The Summer Olympics might have just concluded in Tokyo, but for William Woods University Professor and School of Equestrian Studies Director Jennie Petterson, the Olympic dream is just beginning.
Petterson has been chosen to compete in the 2022 Special Olympic Games in Orlando, Florida as a Unified Partner with Special Olympian Joey Garrard in the sport of bocce, which will take place June 5-12, 2022. And to make it even more exciting for the long-time Special Olympics supporter and participant, her own 19-year old son Aiden, a collegiate tennis player, will also be representing Team Missouri as a tennis coach.
Earning a spot on the Missouri team at the sport’s premiere national competition is the pinnacle for a life devoted to the Special Olympics cause for Petterson and her family.
“I would challenge anyone to volunteer with Special Olympics and not be impacted,” she said. “It is an amazing organization.”
Petterson’s history with Special Olympics dates to 1998, when she and her husband began volunteering for Special Olympics Idaho. When they came to Missouri after Petterson joined to Equestrian faculty at William Woods, they helped establish the Fulton chapter of Special Olympics in 2005, and have been active volunteers and fans of Fulton’s team ever since. They got their son Aiden involved when he was just four years old, and he began playing as a Unified Partner (when you pair with a Special Olympian to compete in a sport) in sports like tennis and basketball when he was old enough.
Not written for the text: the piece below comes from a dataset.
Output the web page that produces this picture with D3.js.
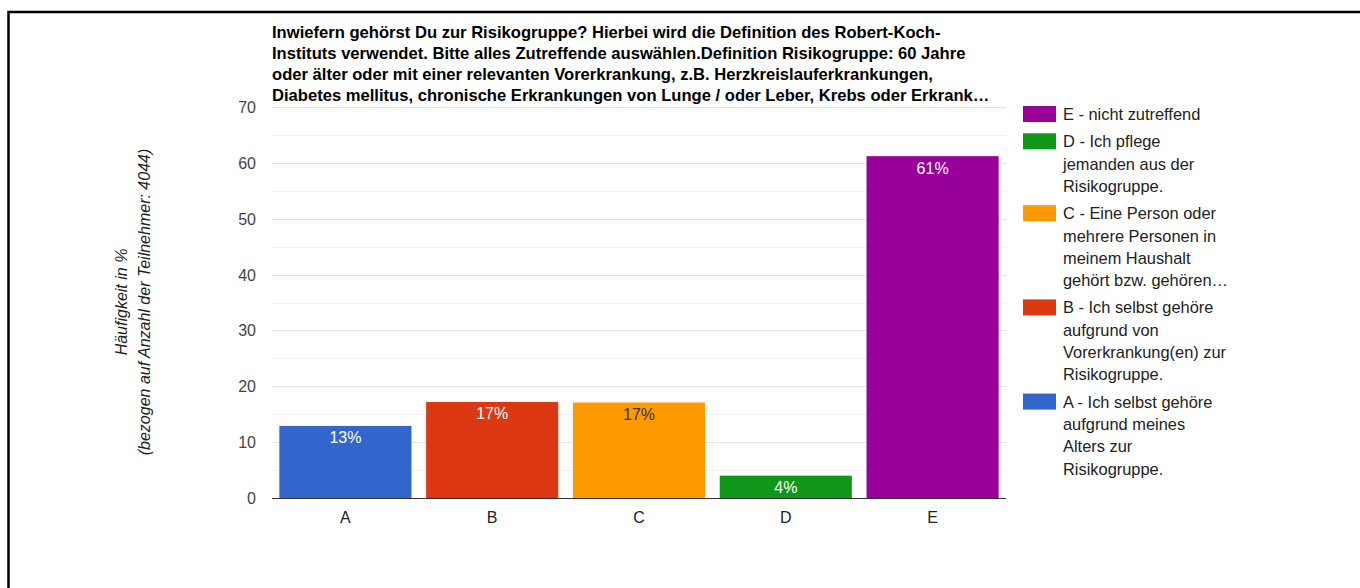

“At just 19 years old, Aiden has been a volunteer for 15 years, including competing as a Unified player for eight years and now as a coach for the Missouri tennis delegation,” Petterson said. “He has grown up with Special Olympics as a major part of his life and has given so much of his time and energy to the athletes.”
Petterson first become interested in competing as a Unified Partner in bocce when she watched the sport being played at the 2018 Special Olympics USA Games in Seattle. Knowing Joey Garrard through Special Olympics bowling and basketball, she decided to reach out to him to form a doubles team in bocce.
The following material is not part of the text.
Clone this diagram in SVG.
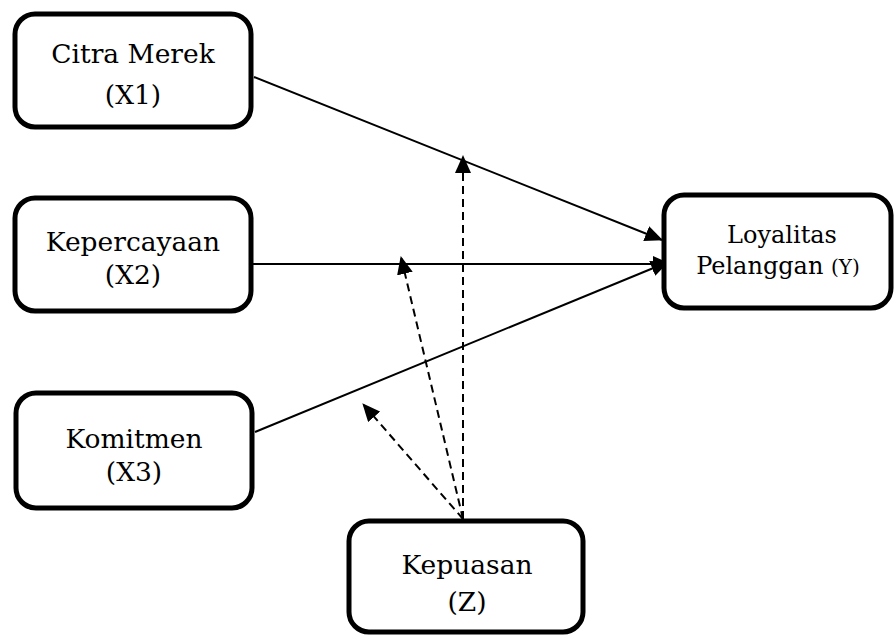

“Joey is a bowler and that translates pretty well to bocce,” she said. “We have been playing together for almost four years now. Unified sports are a terrific way to be involved with Special Olympics, which gives community members a chance to compete with athletes in a division referred to as ‘unified.’”
Together, Petterson and Garrard won a gold medal at the Missouri state tournament earlier this year, which is a requirement for consideration as an athlete or Unified Partner at the USA Games. After submitting applications this spring, Jennie, Joey and Aiden were all notified in May that they were selected as finalists. They then attended a grueling selection camp June 26-July 1 in Jefferson City, a residential experience that brought athletes, Unified Partners and coaches together from all over Missouri to attempt to secure the limited spots in the sports Missouri had available. From there, the trio all earned coveted spots on the Team Missouri squad, punching their ticket for Orlando in 2022.
In all, Team Missouri will send 97 athletes, 27 coaches/sports managers and eight staff to the 2022 games, representing the more than 16,000 athletes and 2,400 coaches who participate in Special Olympics Missouri. The USA Games will bring more than 5,500 athletes and coaches from all 50 states to compete in 19 sports in Orlando, including three proudly representing Special Olympics Fulton. “It is a tremendous honor for the three of us to be selected from Special Olympics Fulton,” Petterson said. “The motto for the 2022 games is Shine As One, and I cannot think of a better message to send.”